3. Intentional Language: Name the Feeling, not the behavior

Instead of calling out what a child did, I name what they’re feeling. I used to struggle with my parenting before I tended to call out the behavior, which is how I was raised. As time went by, studying autism in children and later becoming a life coach, I realized that calling out a behavior when it becomes a pattern is judgment, and judgment raises a defensive child. But the child who doesn’t fight back isn’t proof that you’re doing it right. That child may simply be choosing distance over defense, and one day you’ll realize they’ve become adamant about avoiding your presence altogether. It took a while to be intentional in my choices and language. I am now often aware of labeling the feeling, like “this sounds frustrating, do you want to drink some water or stretch?” My son feels seen and safe, which opens the door to regulation and cooperation. When working with children at school and at home, it is always connection before correction. These dynamics build trust and mend conflicts.

4. Gentle Firmness: Offer a Forced-Choice

I only offer two acceptable options. When the child gets to choose, their brain feels safe and in control. This works because limited positive choices reduce resistance, and structure reduces chaos. Such as with reading “Would you like to read for five minutes or seven minutes?” with transition “Do you want your break now, we can finish a little late, or do you want to take your break later, we will finish early.” Open-ended choices can be overwhelming for any child, but for a neurodivergent learner, they can be paralyzing — particularly when every available option comes with a negative consequence. In that moment, the child isn’t choosing freely. From where they stand, it feels less like a decision and more like being forced to pick between being betrayed or being trapped in a corner. There is no good answer. There is only one outcome that feels least harmful.

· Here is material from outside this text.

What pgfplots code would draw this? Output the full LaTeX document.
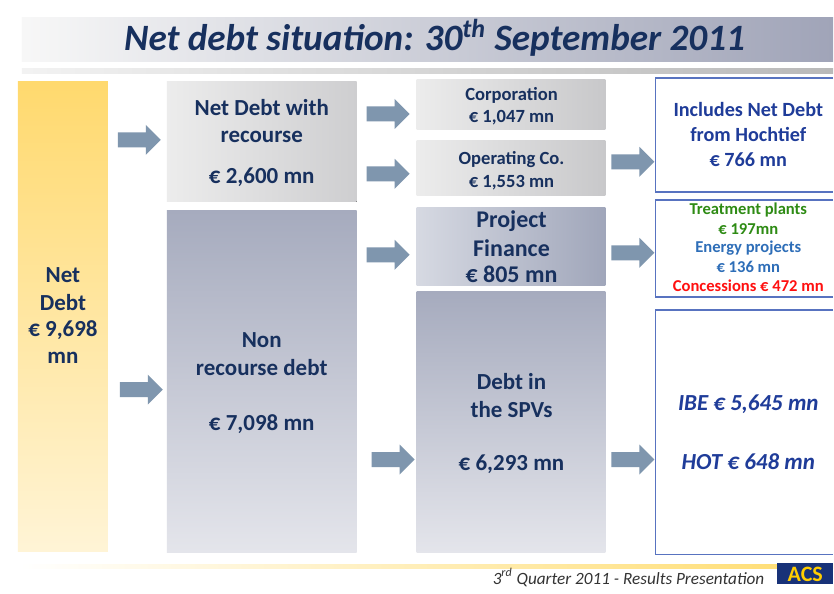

5. Explain the Why — In One Simple Sentence

After eight years working with children who struggle to read, one thing held across nearly every child with a learning aversion: they needed to know why. Not a long explanation — just one clear, simple sentence. Something like “This helps your brain get stronger” or “This is part of your goal to feel more confident as a learner.” That’s enough. Purpose reduces pushback. It shifts a child’s focus quietly from resistance to reason.

6. End on Success, Not on Breakdown

We also need to recognize the humanity in each of our children — and that starts with knowing when to stop. Stop when they succeed. Not when they’re frustrated, not when they’re falling apart, but when they’ve just done something right. Ending on a win signals to the brain that learning is safe. It introduces the kind of positive challenge that builds resilience — slowly replacing the belief that learning is something to dread with the lived experience of I can do this.

These aren’t shortcuts. They’re scaffolds — and there’s a difference. Scaffolds hold something up while it finds its footing. That’s what these strategies do for my child. They help him reach his strengths without getting swallowed by the harder parts.

Our homeschool rhythm is consistent, but it breathes. Gentle Homeschool Rhythm isn’t soft — it’s intentional. It’s responsive. And most of all, it’s something our whole family can actually sustain.

If this resonates with you, if you’re somewhere on this same path — keep going, gently. You don’t have to have it all figured out. You are human. Your child is human. And your family matters far more than any perfectly executed lesson plan.

Take care, be blessed, and see you around.